Teaching is not business. We should not focus only on results or data or scores. Schools are not factories. This is not Ford 100 years ago, putting the same engine inside of each student. They are all different. I think it is dangerous to have politicians trying to guard the flame in education, whether it is Barack Obama, Mitt Romney or state governors —- it is a scary idea. Can you image politicians telling doctors how to operate, engineers how to problem-solve, scientists how to research?

I fear that teaching is going to be about grades, dates, numbers, codes and statistics. Do we really want to narrow the learning to just a few skills in order to see a problem or an answer?

The focus should be keeping our students in high school and helping them to go to college. We should not expect all students to go to the New York marathon and to finish at the top. If they do, great! It is always fabulous to have kids going to Yale, Princeton and Harvard. We should not care if they finish first or last; we want all students to be able to finish high school and college.

Although other nations may outperform us on some standardized tests, we should focus on teaching our students how to think and learn.

Something happens in U.S. colleges and high schools that doesn't happen as often in other places. That is the ability to create. Some students in other nations can read and follow directions and with that open the box — our kids can open the box, create something to leave in the box and think from the outside of the box. Our kids can articulate the muscle of freedom of speech. What do we want for our nation — people who can answer questions, or create questions?

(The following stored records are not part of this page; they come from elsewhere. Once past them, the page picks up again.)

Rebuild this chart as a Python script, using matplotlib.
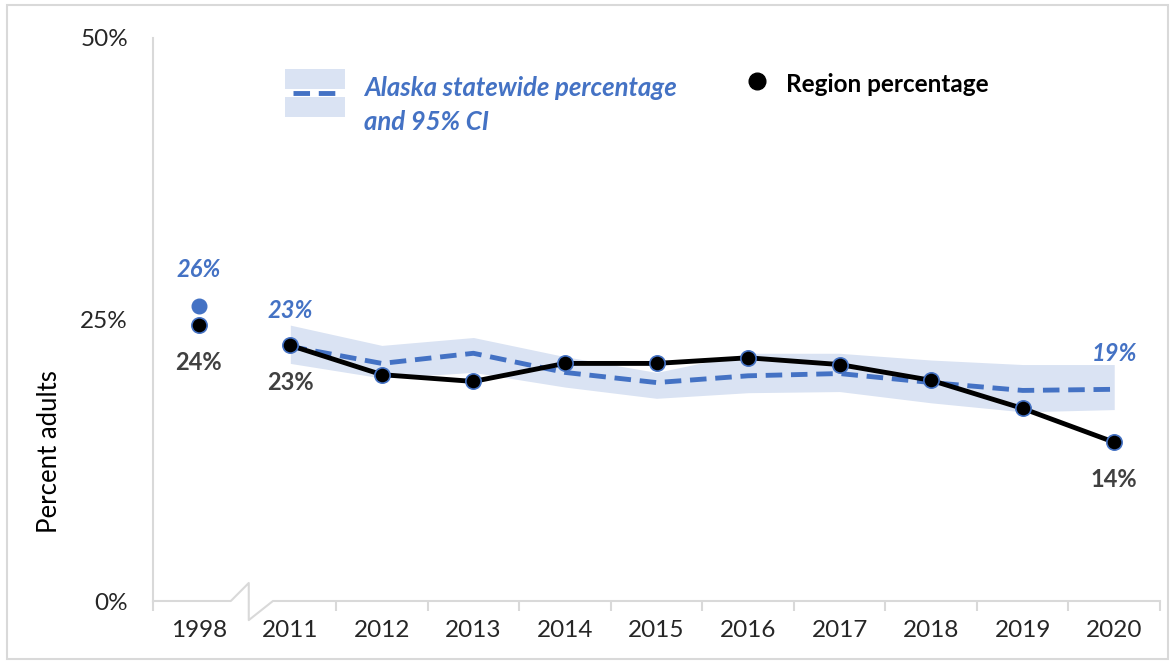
import matplotlib
matplotlib.use("Agg")
import matplotlib.pyplot as plt
from matplotlib.patches import Rectangle
from matplotlib.lines import Line2D
import numpy as np

years = ['1998', '2011', '2012', '2013', '2014', '2015', '2016', '2017', '2018', '2019', '2020']
region = [24.5, 22.7, 20.1, 19.5, 21.1, 21.1, 21.6, 21.0, 19.6, 17.1, 14.1]
state = [26.2, 22.6, 21.1, 22.0, 20.3, 19.4, 20.0, 20.2, 19.4, 18.7, 18.8]
# 95% CI for statewide, 2011-2020 only
ci_low = [21.1, 19.8, 20.3, 19.0, 18.0, 18.5, 18.6, 17.6, 16.8, 17.0]
ci_high = [24.5, 22.7, 23.4, 21.7, 20.3, 22.0, 22.0, 21.4, 21.0, 21.0]

BLUE = '#4472c4'
BAND = '#dae3f3'
GRID = '#d9d9d9'
DARK = '#404040'
W, H = 1175, 664

plt.rcParams['font.family'] = ['Lato', 'DejaVu Sans']

fig = plt.figure(figsize=(W / 100, H / 100), dpi=100)
ax = fig.add_axes([153 / W, 1 - 601 / H, (1160 - 153) / W, (601 - 38) / H])


def fxy(px, py):
    # pixel position -> figure fraction
    return px / W, 1 - py / H


x = np.arange(len(years))

# CI band and statewide trend (2011 onwards)
ax.fill_between(x[1:], ci_low, ci_high, color=BAND, lw=0, zorder=1)
ax.plot(x[1:], state[1:], color=BLUE, lw=3.5, dashes=(3.4, 1.8), zorder=2)
ax.plot(x[0], state[0], 'o', color=BLUE, ms=10.5, zorder=3)

# region trend
ax.plot(x[1:], region[1:], color='black', lw=3.5, zorder=4)
ax.plot(x, region, 'o', color='black', mec=BLUE, mew=1.2, ms=11, lw=0, zorder=5)

# data labels
for i in [0, 1, 10]:
    ax.annotate(f'{round(state[i])}%', (x[i], state[i]), xytext=(0, 26), textcoords='offset points',
                ha='center', va='center', color=BLUE, fontsize=17, fontweight='bold', style='italic')
    ax.annotate(f'{round(region[i])}%', (x[i], region[i]), xytext=(0, -27), textcoords='offset points',
                ha='center', va='center', color=DARK, fontsize=17, fontweight='bold')

ax.set_xlim(-0.5, 10.5)
ax.set_ylim(0, 50)
ax.set_yticks([0, 25, 50])
ax.set_yticklabels(['0%', '25%', '50%'])
ax.set_xticks(x)
ax.set_xticklabels(years)
ax.tick_params(axis='both', length=0, labelsize=17.5, colors='#262626')
ax.tick_params(axis='x', pad=14)
ax.tick_params(axis='y', pad=18)
ax.set_xticks([-0.5] + [i + 0.5 for i in range(1, 11)], minor=True)
ax.tick_params(axis='x', which='minor', length=7, color=GRID, width=1.5)

for s in ['top', 'right', 'bottom']:
    ax.spines[s].set_visible(False)
ax.spines['left'].set_color(GRID)
ax.spines['left'].set_linewidth(1.5)

# x axis with break between 1998 and 2011
ax.plot([-0.5, 0.35, 0.546, 0.546, 0.81, 10.5], [0, 0, 1.6, -1.7, 0, 0],
        color=GRID, lw=1.5, clip_on=False, zorder=0)

fig.text(*fxy(50, 452), 'Percent adults', rotation=90, ha='center', va='center', fontsize=18.5, color='black')

# legend
fig.patches.append(Rectangle(fxy(285, 89), 60 / W, 20 / H, transform=fig.transFigure, color=BAND, lw=0))
fig.patches.append(Rectangle(fxy(285, 117), 60 / W, 20 / H, transform=fig.transFigure, color=BAND, lw=0))
lx0, ly = fxy(293, 93)
lx1, _ = fxy(339, 93)
fig.lines.append(Line2D([lx0, lx1], [ly, ly], transform=fig.transFigure, color=BLUE, lw=3.5, dashes=(3.4, 1.8)))
fig.text(*fxy(364, 88), 'Alaska statewide percentage', ha='left', va='center', color=BLUE,
         fontsize=18.5, fontweight='bold', style='italic')
fig.text(*fxy(364, 122), 'and 95% CI', ha='left', va='center', color=BLUE,
         fontsize=18.5, fontweight='bold', style='italic')
fig.lines.append(Line2D([757 / W], [1 - 81 / H], transform=fig.transFigure, marker='o', color='black', ms=12))
fig.text(*fxy(786, 84), 'Region percentage', ha='left', va='center', color='black',
         fontsize=17.5, fontweight='bold')

# outer frame
fig.patches.append(Rectangle((0.006, 0.008), 0.988, 0.984, transform=fig.transFigure,
                             fill=False, edgecolor=GRID, lw=1.5))

fig.savefig('out.png', dpi=100)
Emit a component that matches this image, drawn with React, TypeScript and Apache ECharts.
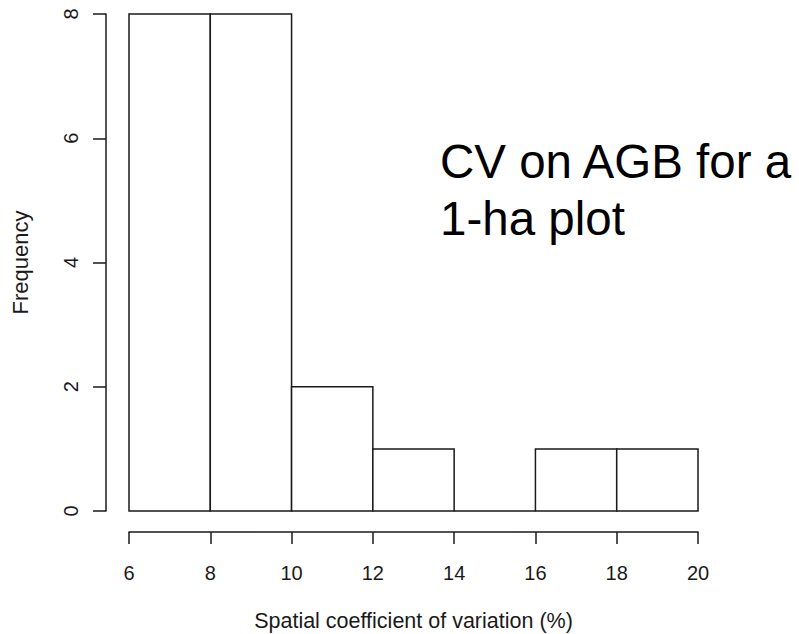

In his book "The Art of Living," S.N. Goenka writes about categories of reactions, which could apply to education. One is like lines drawn on the surface of a pool: as soon as they are drawn they are erased. Others are like lines traced on a beach: If drawn in the morning they are gone by night, wiped away by tide or wind. Others are like lines cut deeply into rock with chisel and hammer. They too will be obliterated as the rock erodes, but it will take ages. Do we want students to remember high school as tests, memorization and practice for CMTs, CAPTs and SATs? Or to remember being connected to inspirational teachers, experiencing tasks that taught them to think and working on projects that enlightened their futures?

Teaching is about feelings, connections, behavior and progress. If we focus teaching solely on numbers, it will interfere with our communication with students.

Education should not be created or destroyed, nor transformed. It should evolve, led by teachers, supported by administrators and in a learning environment removed from politics and lobbyists.

During the Olympics, it is great to see how the whole country — cities, towns, politicians, citizens and famous people — get involved in the Games, carrying the torch, taking turns, bringing it from one place to another. Why don't we have the same in education?

Why is college so expensive? Why is it so important to have good results and not a lot of people graduating? Why is the problem of education solely the teachers' or administrators' responsibility? Why do we still have so much poverty? Is this a societal or an educational problem?

The same way, as Jonathan Sacks says, that religion divides and spirituality unifies, education divides and learning unifies.